September 11, 2019 • Posted By Joseph A. French • Insurance Coverage

             In a slip and fall on an interior staircase action, the Appellate Division, First Department, reversed a Bronx Supreme Court Trial Judge’s decision in favor of plaintiff, and granted summary judgment to the owner.

            “Summary judgment should have been granted in this action where plaintiff alleges that he was injured when he slipped and fell on a wet substance on the interior stairs of defendants’ building.  Defendants’ superintendent offered testimony as to the janitorial schedule to be followed on a particular day.  An established reasonable cleaning routine precludes the imposition of liability (see Harrison v. New York City Tr. Auth., 94 A.D.3d 512, 514 (1st Dept. 2012)”. 
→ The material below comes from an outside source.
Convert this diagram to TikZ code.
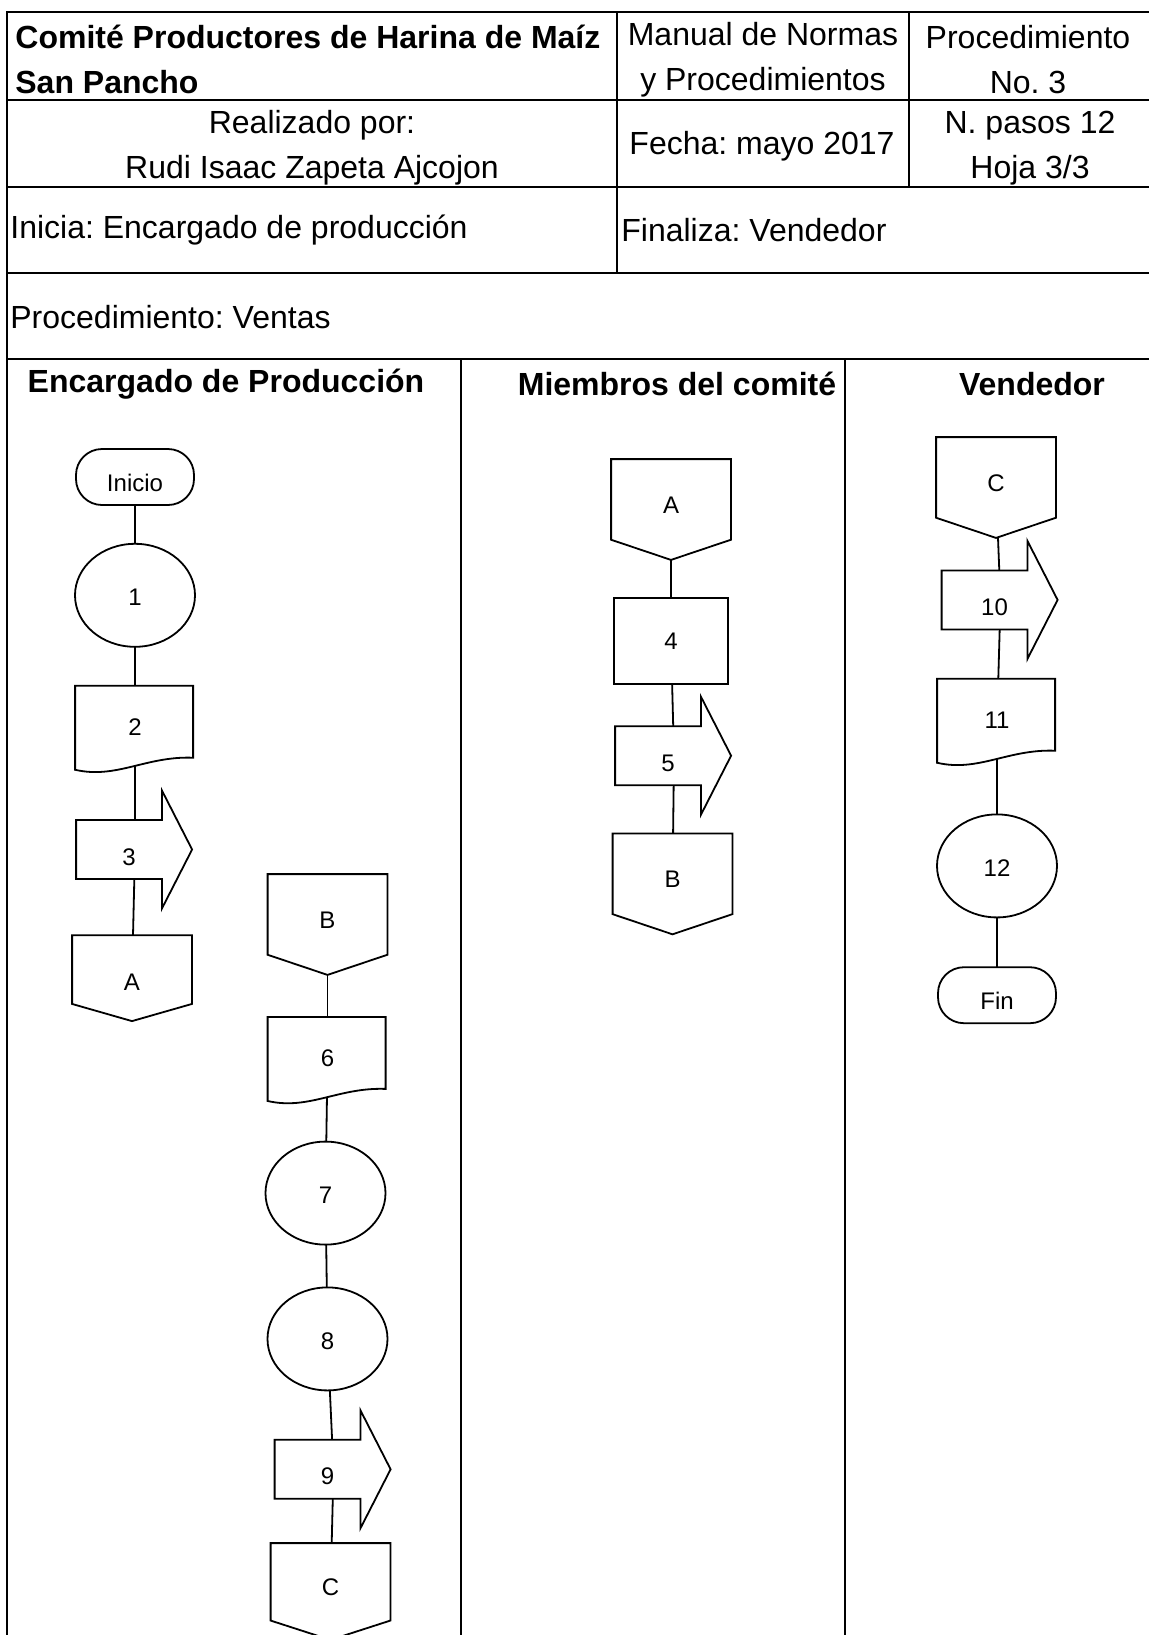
\documentclass[tikz,border=0pt]{standalone}
\usepackage{fontspec}
\setmainfont{Liberation Sans}
\usetikzlibrary{positioning, shapes.geometric, backgrounds, calc}
\frenchspacing

\begin{document}
\begin{tikzpicture}[
    x=0.5pt, y=-0.5pt,
    grid/.style={line width=1.4pt},
    cell/.style={inner sep=0pt, align=center, font=\fontsize{16pt}{22.5pt}\selectfont},
    headbold/.style={cell, font=\fontsize{16pt}{22.5pt}\selectfont\bfseries},
    flow/.style={inner sep=0pt, line width=0.9pt, font=\fontsize{12pt}{14pt}\selectfont},
    termbox/.style={flow, rectangle, rounded corners=13pt, draw, fill=white, minimum width=59pt, minimum height=28pt, text height=14.6pt, text depth=0pt},
    stepellipse/.style={flow, ellipse, draw, fill=white, minimum width=60pt, minimum height=51.5pt, text height=10.6pt, text depth=0pt},
    taskbox/.style={flow, rectangle, draw, fill=white, minimum width=57pt, minimum height=43pt},
    docbox/.style={flow, rectangle, minimum width=59pt, minimum height=45pt, text height=8.6pt, text depth=5pt},
    arrowbox/.style={flow, rectangle, minimum width=58pt, minimum height=59pt, text height=14.6pt, text depth=0pt, execute at begin node={\hspace*{-6pt}}},
    pagebox/.style={flow, rectangle, minimum width=59pt, minimum height=#1, text height=8.6pt, text depth=5pt},
    pagebox/.default=49.5pt,
    link/.style={line width=0.9pt}
]
\useasboundingbox (0,0) rectangle (1148,1635);

% Table
\draw [grid] (7,1640) -- (7,12) -- (1152,12);
\foreach \y in {100,187,273,359}
    \draw [grid] (7,\y) -- (1152,\y);
\draw [grid] (617,12) -- (617,273);
\draw [grid] (909,12) -- (909,187);
\draw [grid] (461,359) -- (461,1640);
\draw [grid] (845,359) -- (845,1640);

% Header texts
\node (Comite) [headbold, anchor=west, align=left] at (15,59) {Comité Productores de Harina de Maíz\\San Pancho};
\node (Manual) [cell] at (763,60) {Manual de Normas\\y Procedimientos};
\node (ProcNo) [cell] at (1028,60) {Procedimiento\\No. 3};
\node (Autor) [cell] at (312,148) {Realizado por:\\Rudi Isaac Zapeta Ajcojon};
\node (Fecha) [cell] at (762,146) {Fecha: mayo 2017};
\node (Pasos) [cell] at (1030,148) {N. pasos 12\\Hoja 3/3};
\node (Inicia) [cell, anchor=west] at (10,230) {Inicia: Encargado de producción};
\node (Finaliza) [cell, anchor=west] at (621,230) {Finaliza: Vendedor};
\node (Proc) [cell, anchor=west] at (10,317) {Procedimiento: Ventas};

% Lanes
\node (LaneProd) [headbold] at (226,384) {Encargado de Producción};
\node (LaneComite) [headbold] at (677,384) {Miembros del comité};
\node (LaneVend) [headbold] at (1032,384) {Vendedor};

% Nodes
\node (Inicio) [termbox] at (135,477) {Inicio};
\node (StepOne) [stepellipse, below=18.5pt of Inicio] {1};
\node (DocTwo) [docbox, below=19pt of StepOne] {2};
\node (SendThree) [arrowbox, below=6.5pt of DocTwo] {3};
\node (LinkA) [pagebox=42pt, below=12.5pt of SendThree, xshift=-1.5pt, text height=12.6pt, text depth=0pt] {A};

\node (LinkB) [pagebox] at (327.5,924.5) {B};
\node (DocSix) [docbox, below=21pt of LinkB] {6};
\node (StepSeven) [stepellipse, below=16pt of DocSix, xshift=-1pt] {7};
\node (StepEight) [stepellipse, below=20.5pt of StepSeven, xshift=1pt] {8};
\node (SendNine) [arrowbox, below=9.5pt of StepEight, xshift=3pt] {9};
\node (LinkC) [pagebox=47.5pt, below=6.5pt of SendNine, xshift=-1.5pt] {C};

\node (InA) [pagebox] at (671,509.5) {A};
\node (TaskFour) [taskbox, below=18.5pt of InA] {4};
\node (SendFive) [arrowbox, below=6pt of TaskFour, xshift=1.5pt] {5};
\node (OutB) [pagebox, below=8.5pt of SendFive, xshift=-0.75pt] {B};

\node (InC) [pagebox] at (996,487.5) {C};
\node (SendTen) [arrowbox, below=1.5pt of InC, xshift=2.25pt] {10};
\node (DocEleven) [docbox, below=9pt of SendTen, xshift=-1.75pt] {11};
\node (StepTwelve) [stepellipse, below=21.5pt of DocEleven] {12};
\node (Fin) [termbox, below=24pt of StepTwelve] {Fin};

\begin{scope}[on background layer]
% Lines
\draw [link] (Inicio.center) -- (StepOne.center);
\draw [link] (StepOne.center) -- (DocTwo.center);
\draw [link] (DocTwo.center) -- (SendThree.center);
\draw [link] (SendThree.center) -- (LinkA.center);
\draw [link] (LinkB.center) -- (DocSix.center);
\draw [link] (DocSix.center) -- (StepSeven.center);
\draw [link] (StepSeven.center) -- (StepEight.center);
\draw [link] (StepEight.center) -- (SendNine.center);
\draw [link] (SendNine.center) -- (LinkC.center);
\draw [link] (InA.center) -- (TaskFour.center);
\draw [link] (TaskFour.center) -- (SendFive.center);
\draw [link] (SendFive.center) -- (OutB.center);
\draw [link] (InC.center) -- (SendTen.center);
\draw [link] (SendTen.center) -- (DocEleven.center);
\draw [link] (DocEleven.center) -- (StepTwelve.center);
\draw [link] (StepTwelve.center) -- (Fin.center);

% Outlines
\foreach \n in {DocTwo, DocSix, DocEleven}
    \draw [link, fill=white, shift={(\n.north west)}, x=59pt, y=-45pt]
        (0,0) -- (1,0) -- (1,0.80) .. controls (0.6,0.78) and (0.35,1.04) .. (0,0.934) -- cycle;
\foreach \n in {SendThree, SendFive, SendNine, SendTen}
    \draw [link, fill=white, shift={(\n.north west)}, x=58pt, y=-59pt]
        (0,0.25) -- (0.74,0.25) -- (0.74,0) -- (1,0.5) -- (0.74,1) -- (0.74,0.75) -- (0,0.75) -- cycle;
\foreach \n in {LinkA, LinkB, LinkC, InA, OutB, InC}
    \draw [link, fill=white] (\n.north west) -- (\n.north east)
        -- ($(\n.north east)!0.8!(\n.south east)$) -- (\n.south)
        -- ($(\n.north west)!0.8!(\n.south west)$) -- cycle;
\end{scope}

\end{tikzpicture}
\end{document}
            The incident occurred outside the scheduled cleaning routine.  However, plaintiff failed to raise a factual issue that such a routine “was manifestly unreasonable so as to require altering it”.

            Moreover, “plaintiff testified that there was no wet condition on the stairs when he left the building, that upon his return a short while later he observed an alleged wet condition on the stairs, that he did not notify anyone of such condition he slipped and fell on the stairs as he was leaving the building a second time”. 
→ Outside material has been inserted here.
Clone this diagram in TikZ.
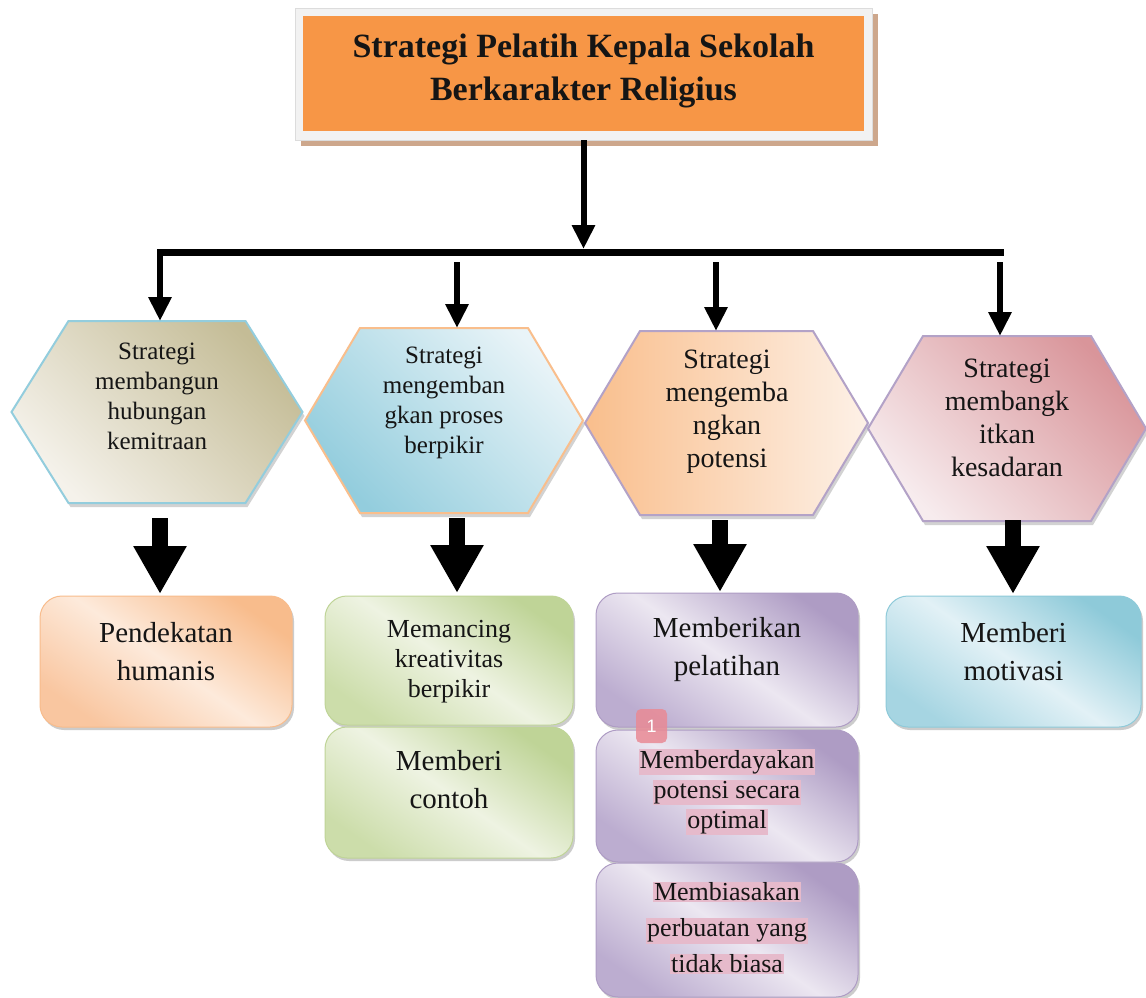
\documentclass[tikz,border=0pt]{standalone}
\usepackage{fontspec}
\setmainfont{Liberation Serif}
\newfontfamily\badgefont{Liberation Sans}
\usetikzlibrary{arrows.meta,shadows,calc}
\definecolor{txt}{HTML}{151515}
\definecolor{titleor}{HTML}{F79646}
\definecolor{frame}{HTML}{F2F2F2}
\definecolor{frameline}{HTML}{DCDCDC}
\definecolor{titleshadow}{HTML}{CDA78C}
\definecolor{tanD}{HTML}{C4BC96}
\definecolor{tanL}{HTML}{F5F2EB}
\definecolor{blueD}{HTML}{93CDDD}
\definecolor{blueL}{HTML}{E9F4F8}
\definecolor{peachD}{HTML}{F9BE8C}
\definecolor{peachL}{HTML}{FDF1E7}
\definecolor{pinkD}{HTML}{D9959A}
\definecolor{pinkL}{HTML}{F7ECEE}
\definecolor{lav}{HTML}{B3A2C7}
\definecolor{orD}{HTML}{F8BC8C}
\definecolor{orM}{HTML}{FDEADB}
\definecolor{orB}{HTML}{F9C6A0}
\definecolor{grD}{HTML}{BFD497}
\definecolor{grM}{HTML}{EEF3E2}
\definecolor{grB}{HTML}{CCDDAA}
\definecolor{puD}{HTML}{AE9CC4}
\definecolor{puM}{HTML}{ECE7F1}
\definecolor{puB}{HTML}{BCADD0}
\definecolor{bbD}{HTML}{8ECAD9}
\definecolor{bbM}{HTML}{E2F1F6}
\definecolor{bbB}{HTML}{A6D5E2}
\definecolor{hl}{HTML}{E6BACB}
\definecolor{badge}{HTML}{E98A95}
\newcommand\hexshape[6]{\path[#6] (#1-#3,#2) -- (#1-#3+#5,#2-#4) -- (#1+#3-#5,#2-#4) -- (#1+#3,#2) -- (#1+#3-#5,#2+#4) -- (#1-#3+#5,#2+#4) -- cycle;}
\newcommand\hlt[1]{{\setlength{\fboxsep}{1pt}\colorbox{hl}{#1}}}
\tikzset{
  thinarr/.style={line width=6pt, -{Triangle[width=22pt,length=24pt]}},
  fatarr/.style={line width=16pt, -{Triangle[width=50pt,length=48pt]}},
  hexbase/.style={line width=2pt, drop shadow={shadow xshift=2pt,shadow yshift=-4pt,opacity=.35}},
  boxbase/.style 2 args={rounded corners=22pt, line width=1pt, minimum width=#1, minimum height=#2, inner sep=0pt,
     drop shadow={shadow xshift=2pt,shadow yshift=-3pt,opacity=.4}},
  hext/.style={align=center, text=txt, inner sep=0pt, font=\fontsize{25}{30}\selectfont},
  hextb/.style={align=center, text=txt, inner sep=0pt, font=\fontsize{28}{33}\selectfont},
  bigt/.style={align=center, text=txt, inner sep=0pt, font=\fontsize{29}{38}\selectfont},
  smallt/.style={align=center, text=txt, inner sep=0pt, font=\fontsize{26}{30}\selectfont},
}
\begin{document}
\begin{tikzpicture}[x=1pt,y=-1pt]
\useasboundingbox[fill=white] (0,0) rectangle (1146,998);
% title
\node[draw=frameline, fill=frame, minimum width=577pt, minimum height=132pt, inner sep=0pt,
      drop shadow={shadow xshift=6pt,shadow yshift=-6pt,opacity=1,fill=titleshadow}] (tf) at (583.5,74) {};
\node[fill=titleor, minimum width=561pt, minimum height=115pt, inner sep=0pt] (tbox) at (583.5,73.5) {};
\node[align=center, text=txt, font=\fontsize{34}{43}\bfseries\selectfont] (title) at (583.5,71) {Strategi Pelatih Kepala Sekolah\\Berkarakter Religius};
% bar
\coordinate (barL) at (157,252);
\coordinate (barR) at (1004,252);
\draw[line width=7pt] (barL) -- (barR);
\draw[thinarr, shorten >=3pt] (tf.south) -- (tf.south |- barL);
% hexagons
\hexshape{157}{412}{145.5}{91}{57}{hexbase, draw=blueD, top color=tanD, bottom color=tanL, shading angle=-45}
\hexshape{444}{420.5}{139}{92.5}{55}{hexbase, draw=peachD, top color=blueL, bottom color=blueD, shading angle=-45}
\hexshape{726.5}{423}{141.5}{92}{55}{hexbase, draw=lav, left color=peachD, right color=peachL}
\hexshape{1007}{428.5}{139}{92.5}{55}{hexbase, draw=lav, top color=pinkD, bottom color=pinkL, shading angle=-45}
\node[hext] (h1) at (157,396) {Strategi\\membangun\\hubungan\\kemitraan};
\node[hext] (h2) at (444,403) {Strategi\\mengemban\\gkan proses\\berpikir};
\node[hextb] (h3) at (727,412) {Strategi\\mengemba\\ngkan\\potensi};
\node[hextb] (h4) at (1007,418) {Strategi\\membangk\\itkan\\kesadaran};
\coordinate (h1top) at (160,321);
\coordinate (h2top) at (457,328);
\coordinate (h3top) at (716,331);
\coordinate (h4top) at (1000,336);
\coordinate (a2s) at (457,262);
\coordinate (a3s) at (716,262);
\coordinate (a4s) at (1000,262);
\coordinate (a1s) at (160,252);
\draw[thinarr] (a1s) -- (h1top);
\draw[thinarr] (a2s) -- (h2top);
\draw[thinarr] (a3s) -- (h3top);
\draw[thinarr] (a4s) -- (h4top);
% boxes
\node[boxbase={252pt}{131pt}, draw=orD, top color=orD, bottom color=orB, middle color=orM, shading angle=-35] (b1) at (166,661.5) {};
\node[boxbase={248pt}{129pt}, draw=grD, top color=grD, bottom color=grB, middle color=grM, shading angle=-35] (b2a) at (449,660.5) {};
\node[boxbase={248pt}{131pt}, draw=grD, top color=grD, bottom color=grB, middle color=grM, shading angle=-35] (b2b) at (449,792.5) {};
\node[boxbase={262pt}{134pt}, draw=puD, top color=puD, bottom color=puB, middle color=puM, shading angle=-35] (b3a) at (727,660) {};
\node[boxbase={262pt}{132pt}, draw=puD, top color=puD, bottom color=puB, middle color=puM, shading angle=-35] (b3b) at (727,796) {};
\node[boxbase={262pt}{134pt}, draw=puD, top color=puD, bottom color=puB, middle color=puM, shading angle=-35] (b3c) at (727,930) {};
\node[boxbase={255pt}{131pt}, draw=bbD, top color=bbD, bottom color=bbB, middle color=bbM, shading angle=-35] (b4) at (1013.5,661.5) {};
\node[bigt] (t1) at (166,652) {Pendekatan\\humanis};
\node[smallt] (t2a) at (449,662) {Memancing\\kreativitas\\berpikir};
\node[bigt] (t2b) at (449,780) {Memberi\\contoh};
\node[bigt] (t3a) at (727,650) {Memberikan\\pelatihan};
\node[smallt] (t3b) at (727,792) {\hlt{Memberdayakan}\\\hlt{potensi secara}\\\hlt{optimal}};
\node[align=center, text=txt, inner sep=0pt, font=\fontsize{26}{36}\selectfont] (t3c) at (727,928) {\hlt{Membiasakan}\\\hlt{perbuatan yang}\\\hlt{tidak biasa}};
\node[bigt] (t4) at (1013.5,652) {Memberi\\motivasi};
\node[fill=badge, fill opacity=.85, text opacity=1, text=white, rounded corners=5pt, minimum width=31pt, minimum height=34pt, inner sep=0pt, font=\badgefont\fontsize{18}{20}\selectfont] (badge1) at (651.5,726) {1};
% fat arrows
\coordinate (f1s) at (160,518); \coordinate (f1e) at (160,594);
\coordinate (f2s) at (457,518); \coordinate (f2e) at (457,593);
\coordinate (f3s) at (720,520); \coordinate (f3e) at (720,592);
\coordinate (f4s) at (1013,520); \coordinate (f4e) at (1013,594);
\draw[fatarr] (f1s) -- (f1e);
\draw[fatarr] (f2s) -- (f2e);
\draw[fatarr] (f3s) -- (f3e);
\draw[fatarr] (f4s) -- (f4e);
\end{tikzpicture}
\end{document}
            It was established that defendants had neither actual or constructive notice of the alleged wet condition or that it existed for a sufficient length of time before the accident to “permit defendant to discover and remedy it”.

            This decision highlights the need to document the owner’s or management company’s maintenance schedule, and the client’s actual or constructive notice of the wet condition.